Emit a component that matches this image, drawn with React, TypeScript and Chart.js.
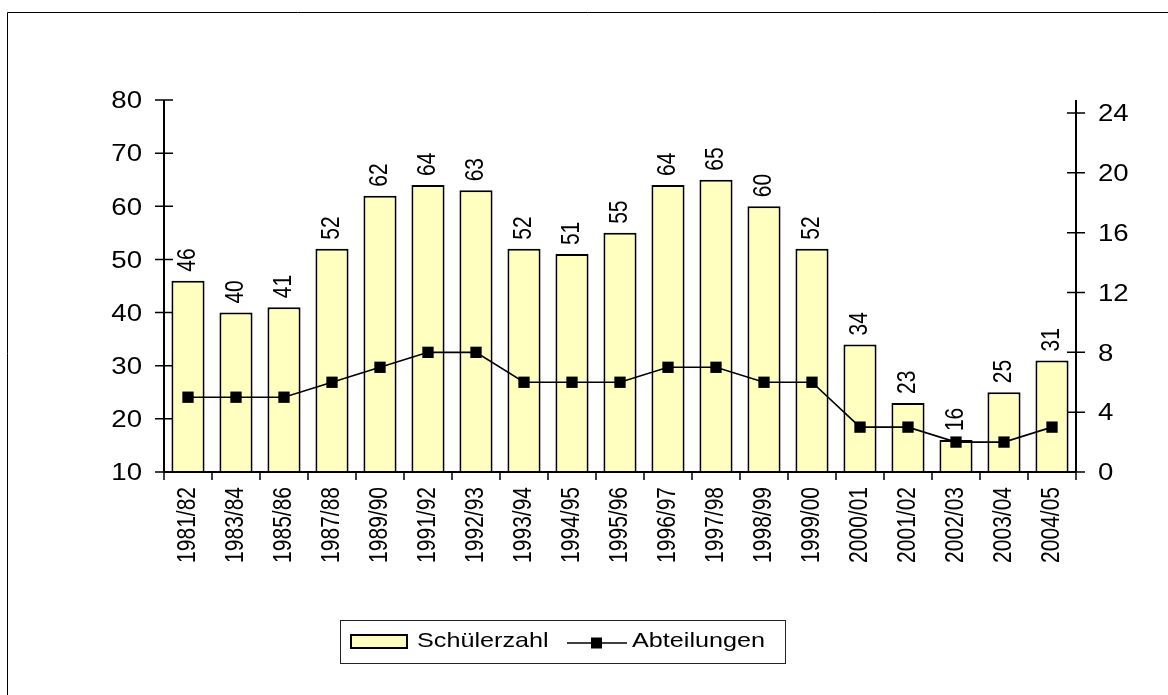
import React, { useEffect, useRef } from 'react';
import { Chart, registerables } from 'chart.js';

Chart.register(...registerables);

const categories = [
  '1981/82', '1983/84', '1985/86', '1987/88', '1989/90', '1991/92', '1992/93',
  '1993/94', '1994/95', '1995/96', '1996/97', '1997/98', '1998/99', '1999/00',
  '2000/01', '2001/02', '2002/03', '2003/04', '2004/05',
];
const schuelerzahl = [46, 40, 41, 52, 62, 64, 63, 52, 51, 55, 64, 65, 60, 52, 34, 23, 16, 25, 31];
const abteilungen = [5, 5, 5, 6, 7, 8, 8, 6, 6, 6, 7, 7, 6, 6, 3, 3, 2, 2, 3];
const leftTicks = [10, 20, 30, 40, 50, 60, 70, 80];
const rightTicks = [0, 4, 8, 12, 16, 20, 24];
const seriesNames = ['Schülerzahl', 'Abteilungen'];

const FONT = '"Liberation Sans", Arial, sans-serif';
const STRETCH = 1.2;
const BAR_FILL = '#FFFFC0';

function hText(ctx: CanvasRenderingContext2D, text: string, x: number, y: number, align: string, size: number) {
  ctx.save();
  ctx.font = `${size}px ${FONT}`;
  ctx.textAlign = 'left';
  ctx.textBaseline = 'alphabetic';
  ctx.fillStyle = '#000';
  const w = ctx.measureText(text).width * STRETCH;
  const sx = align === 'right' ? x - w : align === 'center' ? x - w / 2 : x;
  ctx.translate(sx, y);
  ctx.scale(STRETCH, 1);
  ctx.fillText(text, 0, 0);
  ctx.restore();
}

function vText(ctx: CanvasRenderingContext2D, text: string, x: number, y: number, align: 'start' | 'end', size: number) {
  ctx.save();
  ctx.font = `${size}px ${FONT}`;
  ctx.fillStyle = '#000';
  ctx.textBaseline = 'alphabetic';
  ctx.textAlign = align === 'end' ? 'right' : 'left';
  ctx.translate(x, y);
  ctx.rotate(-Math.PI / 2);
  ctx.scale(1, STRETCH);
  const capH = 0.716 * size;
  ctx.fillText(text, 0, capH / 2);
  ctx.restore();
}

const decorPlugin = {
  id: 'decor',
  afterDraw(chart: any) {
    const ctx: CanvasRenderingContext2D = chart.ctx;
    const { left, right, top, bottom } = chart.chartArea;
    const xs = chart.scales.x;
    const ys = chart.scales.y;
    const y1 = chart.scales.y1;

    ctx.save();
    // outer frame
    ctx.strokeStyle = '#000';
    ctx.lineWidth = 1;
    ctx.beginPath();
    ctx.moveTo(7.5, chart.height);
    ctx.lineTo(7.5, 12.5);
    ctx.lineTo(chart.width, 12.5);
    ctx.stroke();

    // axes lines
    ctx.lineWidth = 2;
    ctx.beginPath();
    ctx.moveTo(left, top);
    ctx.lineTo(left, bottom);
    ctx.lineTo(right, bottom);
    ctx.moveTo(right, top);
    ctx.lineTo(right, bottom);
    ctx.stroke();

    // ticks
    ctx.lineWidth = 1.5;
    ctx.beginPath();
    leftTicks.forEach((v) => {
      const py = ys.getPixelForValue(v);
      ctx.moveTo(left - 9, py);
      ctx.lineTo(left + 9, py);
    });
    rightTicks.forEach((v) => {
      const py = y1.getPixelForValue(v);
      ctx.moveTo(right - 9, py);
      ctx.lineTo(right + 9, py);
    });
    for (let i = 0; i <= categories.length; i++) {
      const px = xs.getPixelForValue(i - 0.5);
      ctx.moveTo(px, bottom);
      ctx.lineTo(px, bottom + 8);
    }
    ctx.stroke();
    ctx.restore();

    // tick labels
    leftTicks.forEach((v) => {
      const py = ys.getPixelForValue(v);
      hText(ctx, String(v), left - 22, py + 8.3, 'right', 23);
    });
    rightTicks.forEach((v) => {
      const py = y1.getPixelForValue(v);
      hText(ctx, String(v), right + 22, py + 8.3, 'left', 23);
    });
    categories.forEach((c, i) => {
      const px = xs.getPixelForValue(i);
      vText(ctx, c, px - 2, bottom + 15, 'end', 21);
    });

    // data labels
    const meta = chart.getDatasetMeta(1);
    meta.data.forEach((el: any, i: number) => {
      vText(ctx, String(schuelerzahl[i]), el.x - 2, el.y - 9, 'start', 21);
    });

    // legend
    ctx.save();
    ctx.strokeStyle = '#222';
    ctx.lineWidth = 1;
    ctx.strokeRect(340.5, 620.5, 445, 43);
    ctx.fillStyle = BAR_FILL;
    ctx.fillRect(351, 635, 56, 13);
    ctx.strokeStyle = '#000';
    ctx.lineWidth = 2;
    ctx.strokeRect(351, 635, 56, 13);
    ctx.lineWidth = 1.5;
    ctx.beginPath();
    ctx.moveTo(567, 643);
    ctx.lineTo(627, 643);
    ctx.stroke();
    ctx.fillStyle = '#000';
    ctx.fillRect(591, 637.5, 11, 11);
    ctx.restore();
    hText(ctx, seriesNames[0], 417, 647, 'left', 21);
    hText(ctx, seriesNames[1], 632, 647, 'left', 21);
  },
};

export default function App() {
  const ref = useRef<HTMLCanvasElement | null>(null);
  useEffect(() => {
    if (!ref.current) return;
    const chart = new Chart(ref.current, {
      type: 'bar',
      data: {
        labels: categories,
        datasets: [
          {
            type: 'line',
            label: seriesNames[1],
            data: abteilungen,
            yAxisID: 'y1',
            borderColor: '#000',
            borderWidth: 1.6,
            pointStyle: 'rect',
            pointRadius: 8,
            pointBackgroundColor: '#000',
            pointBorderColor: '#000',
            pointBorderWidth: 0,
            tension: 0,
            order: 0,
          } as any,
          {
            type: 'bar',
            label: seriesNames[0],
            data: schuelerzahl,
            yAxisID: 'y',
            backgroundColor: BAR_FILL,
            borderColor: '#000',
            borderWidth: 2,
            barPercentage: 0.69,
            categoryPercentage: 1,
            order: 1,
          } as any,
        ],
      },
      options: {
        responsive: false,
        animation: false,
        layout: { padding: { top: 100, left: 0, right: 0, bottom: 0 } },
        plugins: { legend: { display: false }, tooltip: { enabled: false } },
        scales: {
          x: {
            grid: { display: false },
            border: { display: false },
            ticks: { display: false },
            afterFit: (s: any) => { s.height = 223; },
          },
          y: {
            position: 'left',
            min: 10,
            max: 80,
            grid: { display: false },
            border: { display: false },
            ticks: { display: false },
            afterBuildTicks: (s: any) => { s.ticks = leftTicks.map((v) => ({ value: v })); },
            afterFit: (s: any) => { s.width = 164; },
          },
          y1: {
            position: 'right',
            min: 0,
            max: 24.87,
            grid: { display: false },
            border: { display: false },
            ticks: { display: false },
            afterBuildTicks: (s: any) => { s.ticks = rightTicks.map((v) => ({ value: v })); },
            afterFit: (s: any) => { s.width = 92; },
          },
        },
      } as any,
      plugins: [decorPlugin],
    });
    return () => chart.destroy();
  }, []);

  return (
    <div style={{ position: 'absolute', left: 0, top: 0, width: 1168, height: 695, background: '#fff' }}>
      <canvas ref={ref} width={1168} height={695} />
    </div>
  );
}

Problem statement. Each line above is to be copied verbatim. Drop any image from the copy.

Final result.
Emit a component that matches this image, drawn with React, TypeScript and Chart.js.
import React, { useEffect, useRef } from 'react';
import { Chart, registerables } from 'chart.js';

Chart.register(...registerables);

const categories = [
  '1981/82', '1983/84', '1985/86', '1987/88', '1989/90', '1991/92', '1992/93',
  '1993/94', '1994/95', '1995/96', '1996/97', '1997/98', '1998/99', '1999/00',
  '2000/01', '2001/02', '2002/03', '2003/04', '2004/05',
];
const schuelerzahl = [46, 40, 41, 52, 62, 64, 63, 52, 51, 55, 64, 65, 60, 52, 34, 23, 16, 25, 31];
const abteilungen = [5, 5, 5, 6, 7, 8, 8, 6, 6, 6, 7, 7, 6, 6, 3, 3, 2, 2, 3];
const leftTicks = [10, 20, 30, 40, 50, 60, 70, 80];
const rightTicks = [0, 4, 8, 12, 16, 20, 24];
const seriesNames = ['Schülerzahl', 'Abteilungen'];

const FONT = '"Liberation Sans", Arial, sans-serif';
const STRETCH = 1.2;
const BAR_FILL = '#FFFFC0';

function hText(ctx: CanvasRenderingContext2D, text: string, x: number, y: number, align: string, size: number) {
  ctx.save();
  ctx.font = `${size}px ${FONT}`;
  ctx.textAlign = 'left';
  ctx.textBaseline = 'alphabetic';
  ctx.fillStyle = '#000';
  const w = ctx.measureText(text).width * STRETCH;
  const sx = align === 'right' ? x - w : align === 'center' ? x - w / 2 : x;
  ctx.translate(sx, y);
  ctx.scale(STRETCH, 1);
  ctx.fillText(text, 0, 0);
  ctx.restore();
}

function vText(ctx: CanvasRenderingContext2D, text: string, x: number, y: number, align: 'start' | 'end', size: number) {
  ctx.save();
  ctx.font = `${size}px ${FONT}`;
  ctx.fillStyle = '#000';
  ctx.textBaseline = 'alphabetic';
  ctx.textAlign = align === 'end' ? 'right' : 'left';
  ctx.translate(x, y);
  ctx.rotate(-Math.PI / 2);
  ctx.scale(1, STRETCH);
  const capH = 0.716 * size;
  ctx.fillText(text, 0, capH / 2);
  ctx.restore();
}

const decorPlugin = {
  id: 'decor',
  afterDraw(chart: any) {
    const ctx: CanvasRenderingContext2D = chart.ctx;
    const { left, right, top, bottom } = chart.chartArea;
    const xs = chart.scales.x;
    const ys = chart.scales.y;
    const y1 = chart.scales.y1;

    ctx.save();
    // outer frame
    ctx.strokeStyle = '#000';
    ctx.lineWidth = 1;
    ctx.beginPath();
    ctx.moveTo(7.5, chart.height);
    ctx.lineTo(7.5, 12.5);
    ctx.lineTo(chart.width, 12.5);
    ctx.stroke();

    // axes lines
    ctx.lineWidth = 2;
    ctx.beginPath();
    ctx.moveTo(left, top);
    ctx.lineTo(left, bottom);
    ctx.lineTo(right, bottom);
    ctx.moveTo(right, top);
    ctx.lineTo(right, bottom);
    ctx.stroke();

    // ticks
    ctx.lineWidth = 1.5;
    ctx.beginPath();
    leftTicks.forEach((v) => {
      const py = ys.getPixelForValue(v);
      ctx.moveTo(left - 9, py);
      ctx.lineTo(left + 9, py);
    });
    rightTicks.forEach((v) => {
      const py = y1.getPixelForValue(v);
      ctx.moveTo(right - 9, py);
      ctx.lineTo(right + 9, py);
    });
    for (let i = 0; i <= categories.length; i++) {
      const px = xs.getPixelForValue(i - 0.5);
      ctx.moveTo(px, bottom);
      ctx.lineTo(px, bottom + 8);
    }
    ctx.stroke();
    ctx.restore();

    // tick labels
    leftTicks.forEach((v) => {
      const py = ys.getPixelForValue(v);
      hText(ctx, String(v), left - 22, py + 8.3, 'right', 23);
    });
    rightTicks.forEach((v) => {
      const py = y1.getPixelForValue(v);
      hText(ctx, String(v), right + 22, py + 8.3, 'left', 23);
    });
    categories.forEach((c, i) => {
      const px = xs.getPixelForValue(i);
      vText(ctx, c, px - 2, bottom + 15, 'end', 21);
    });

    // data labels
    const meta = chart.getDatasetMeta(1);
    meta.data.forEach((el: any, i: number) => {
      vText(ctx, String(schuelerzahl[i]), el.x - 2, el.y - 9, 'start', 21);
    });

    // legend
    ctx.save();
    ctx.strokeStyle = '#222';
    ctx.lineWidth = 1;
    ctx.strokeRect(340.5, 620.5, 445, 43);
    ctx.fillStyle = BAR_FILL;
    ctx.fillRect(351, 635, 56, 13);
    ctx.strokeStyle = '#000';
    ctx.lineWidth = 2;
    ctx.strokeRect(351, 635, 56, 13);
    ctx.lineWidth = 1.5;
    ctx.beginPath();
    ctx.moveTo(567, 643);
    ctx.lineTo(627, 643);
    ctx.stroke();
    ctx.fillStyle = '#000';
    ctx.fillRect(591, 637.5, 11, 11);
    ctx.restore();
    hText(ctx, seriesNames[0], 417, 647, 'left', 21);
    hText(ctx, seriesNames[1], 632, 647, 'left', 21);
  },
};

export default function App() {
  const ref = useRef<HTMLCanvasElement | null>(null);
  useEffect(() => {
    if (!ref.current) return;
    const chart = new Chart(ref.current, {
      type: 'bar',
      data: {
        labels: categories,
        datasets: [
          {
            type: 'line',
            label: seriesNames[1],
            data: abteilungen,
            yAxisID: 'y1',
            borderColor: '#000',
            borderWidth: 1.6,
            pointStyle: 'rect',
            pointRadius: 8,
            pointBackgroundColor: '#000',
            pointBorderColor: '#000',
            pointBorderWidth: 0,
            tension: 0,
            order: 0,
          } as any,
          {
            type: 'bar',
            label: seriesNames[0],
            data: schuelerzahl,
            yAxisID: 'y',
            backgroundColor: BAR_FILL,
            borderColor: '#000',
            borderWidth: 2,
            barPercentage: 0.69,
            categoryPercentage: 1,
            order: 1,
          } as any,
        ],
      },
      options: {
        responsive: false,
        animation: false,
        layout: { padding: { top: 100, left: 0, right: 0, bottom: 0 } },
        plugins: { legend: { display: false }, tooltip: { enabled: false } },
        scales: {
          x: {
            grid: { display: false },
            border: { display: false },
            ticks: { display: false },
            afterFit: (s: any) => { s.height = 223; },
          },
          y: {
            position: 'left',
            min: 10,
            max: 80,
            grid: { display: false },
            border: { display: false },
            ticks: { display: false },
            afterBuildTicks: (s: any) => { s.ticks = leftTicks.map((v) => ({ value: v })); },
            afterFit: (s: any) => { s.width = 164; },
          },
          y1: {
            position: 'right',
            min: 0,
            max: 24.87,
            grid: { display: false },
            border: { display: false },
            ticks: { display: false },
            afterBuildTicks: (s: any) => { s.ticks = rightTicks.map((v) => ({ value: v })); },
            afterFit: (s: any) => { s.width = 92; },
          },
        },
      } as any,
      plugins: [decorPlugin],
    });
    return () => chart.destroy();
  }, []);

  return (
    <div style={{ position: 'absolute', left: 0, top: 0, width: 1168, height: 695, background: '#fff' }}>
      <canvas ref={ref} width={1168} height={695} />
    </div>
  );
}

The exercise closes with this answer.